Passo por cima do facto de ser possível uma cobertura objectiva dos acontecimentos sem imiscuição excessiva de opinião pessoal, ainda por cima de opinião pessoal fingindo que não o é e cheia de arzinho de virtude. A tal cobertura objectiva pode-se ver em muitos lugares por esse mundo fora em jornais e televisões. Passo por cima disto, que é demasiado geral. E vou directamente ao que me parece essencial: a incapacidade, ou insuficiente esforço, para estabelecer uma distinção entre (perdoe-se a linguagem) a expressão e o significado. Não há, é claro, distinção absoluta entre uma coisa e outra, mas há graus e, sobretudo, não há identidade pura e dura. Clint Eastwood, que percebe destas coisas, disse-o a propósito do suposto racismo de Trump: não levem isso a sério.

Isso, esta confusão, vê-se a propósito de tudo. Tomemos as declarações em off de Trump (em 2005, creio, quando estava longe de ser candidato presidencial) sobre o seu modo de estabelecer contacto com o eterno feminino. Não sou adepto do abuso das comparações em política, mas qual a relação da puerilmente grosseira bravata com as violações, muito perdoadas à esquerda, de Dominique Strauss-Kahn? Nenhuma. Se isto é matéria de escândalo, vou ali e já venho. Espero, pelo menos, que José António Saraiva dedique o seu próximo livro a ditos de políticos portugueses no capítulo. Tenho a certeza que o livro seria muito extenso – e terrivelmente aborrecido.

O que vale para o machismo vale, com ligeiras modificações, para tudo o que, no que Trump diz, suscita furores heróicos. É Trump inocente em relação a tais interpretações? Claro que não. Como muita outra gente por esse mundo fora, faz do excesso verbal um cartão-de-visita, e isso não se recomenda nem humana nem politicamente. Inocente dos piores propósitos, eu acredito-o. Inocente da sedução do excesso verbal, obviamente não. Mas faz isso dele o demónio que pintam jornais e televisões? Não. Faz isso dele um monstro face à não menos, embora num género diferente, histriónica Hillary, a do inefável sorriso de superioridade moral? Também não. E o eleitorado americano, de que ninguém se digna falar, sabe-o.

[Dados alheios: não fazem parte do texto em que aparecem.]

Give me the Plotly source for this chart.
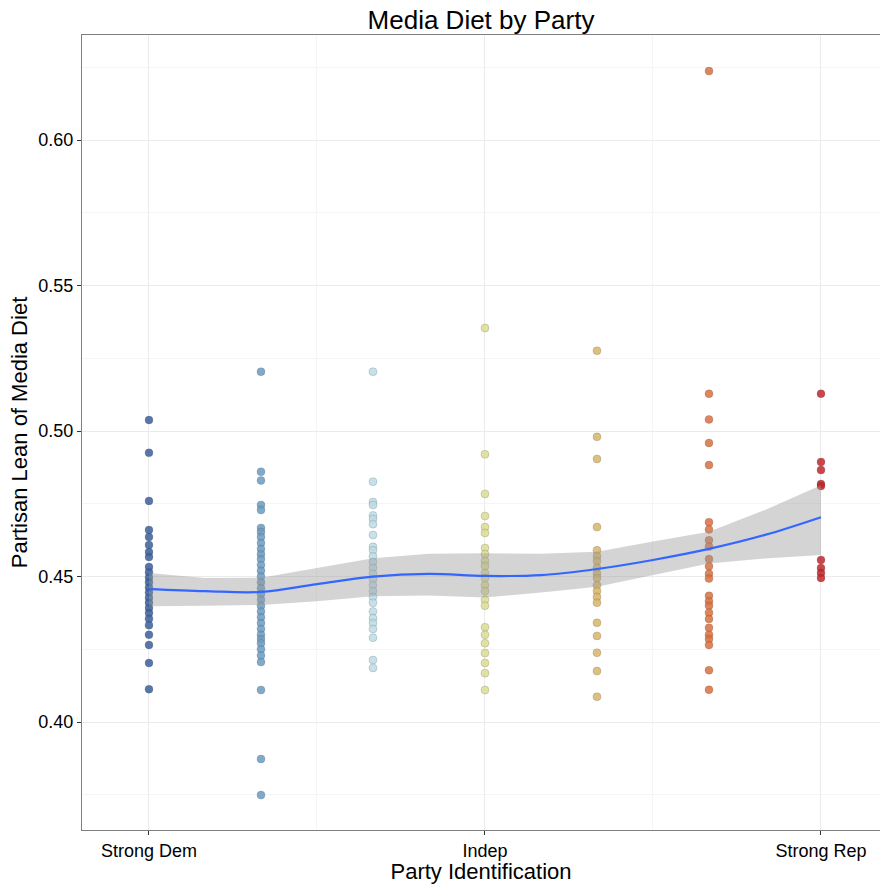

Num filme relativamente tardio e óptimo de John Ford, The Last Hurrah, Spencer Tracy, um velho político sabido e perito em todos os truques que acaba derrotado na tentativa de reeleição para mayor de uma cidade da Nova Inglaterra por um candidato que beneficia grotescamente do poder da televisão (estamos em 1958), explica cristalinamente a coisa: deve-se prometer o que as pessoas desejam e, depois de eleito, dar-lhes o que elas suportam. Donald, ou Hillary, farão exactamente isso. Estou, como de costume, muito tranquilo com as eleições americanas.

E com António Guterres também. Tenho um lado bom.